Get In Touch With A Lost Friend

Get In Touch With A Lost Friend

Absolve yourself over the guilt you feel at having lost contact, and send an old friend a quick message today!
It's so easy to lose touch with friends, particularly those who are on the periphery of our lives. It's easy to keep in contact with people who live near you, or work in the same office, or who you count as a "bestie." But there are a lot of friends who fall by the wayside over the years, people you always mean to get in touch with again, but never quite do.
 
Over the holiday I started thinking about all the friends I had lost in this way. Friends where there hadn't been a falling-out, we had just lost touch. Life got in the way, and the next thing you know, it's been years since you emailed or called someone.

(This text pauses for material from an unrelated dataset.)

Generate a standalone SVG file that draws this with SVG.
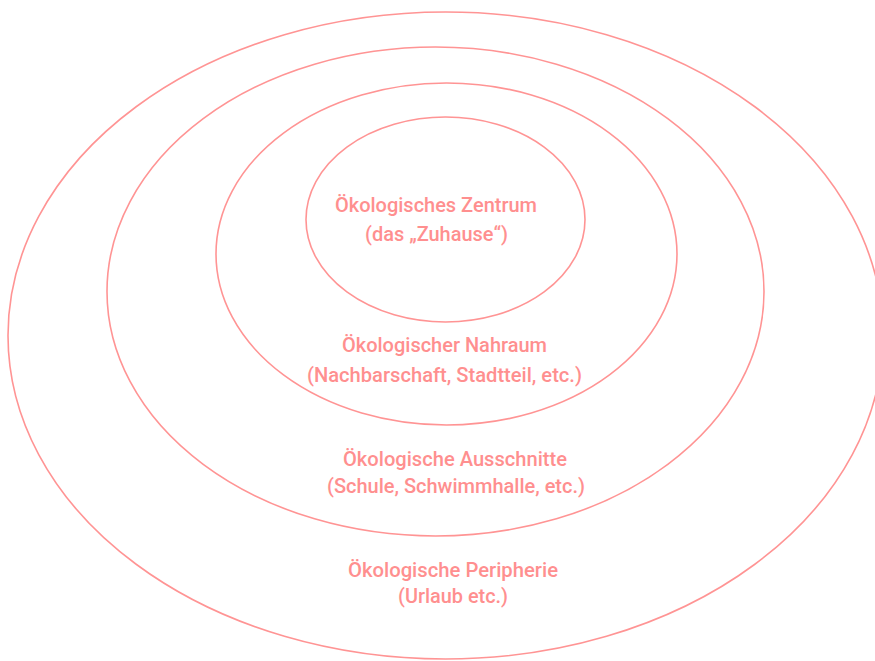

I resolved to make the effort this year to start reconnecting with these lost friends. And so far, the effort has really been worth it! A few weeks ago I had dinner with a friend I hadn't seen in almost four years. In the time since we last spoke, she has gone through a series of huge life changes - for the better, mostly, but big changes nevertheless. It was fun to talk again, and she commented that seeing me again made her feel more grounded in her own life. I felt the same way.
 
This morning I read a heartbreaking article in The Guardian titled "Top five regrets of the dying," written by a hospice nurse who has years of experience in working with people at the end of their lives. I was particularly struck by regret #4, "I wish I had stayed in touch with my friends."
 
Often, we agonize over what to say. We start writing out apology after apology for not having kept in touch. The weight of the time that has passed seems overwhelming. Guilt is at the core, but remember - the other person feels that same guilt. Why not absolve both of you of feeling lousy about it, and start fresh!
 
Keep your first message simple, and offer concrete plans. Resist the temptation to just say "we should get together" and leave it at that. Instead, offer a greeting and then some scheduling specifics. 
 
"I haven't seen you in ages - we should go out to dinner some time and catch up! I'm usually free on Tuesday and Thursday nights, and Sunday afternoons. Let me know if you would like to get together!"
 
This leaves the door open if your friend isn't really that "into it." But if they do want to reconnect, it gets the ball rolling in a productive way!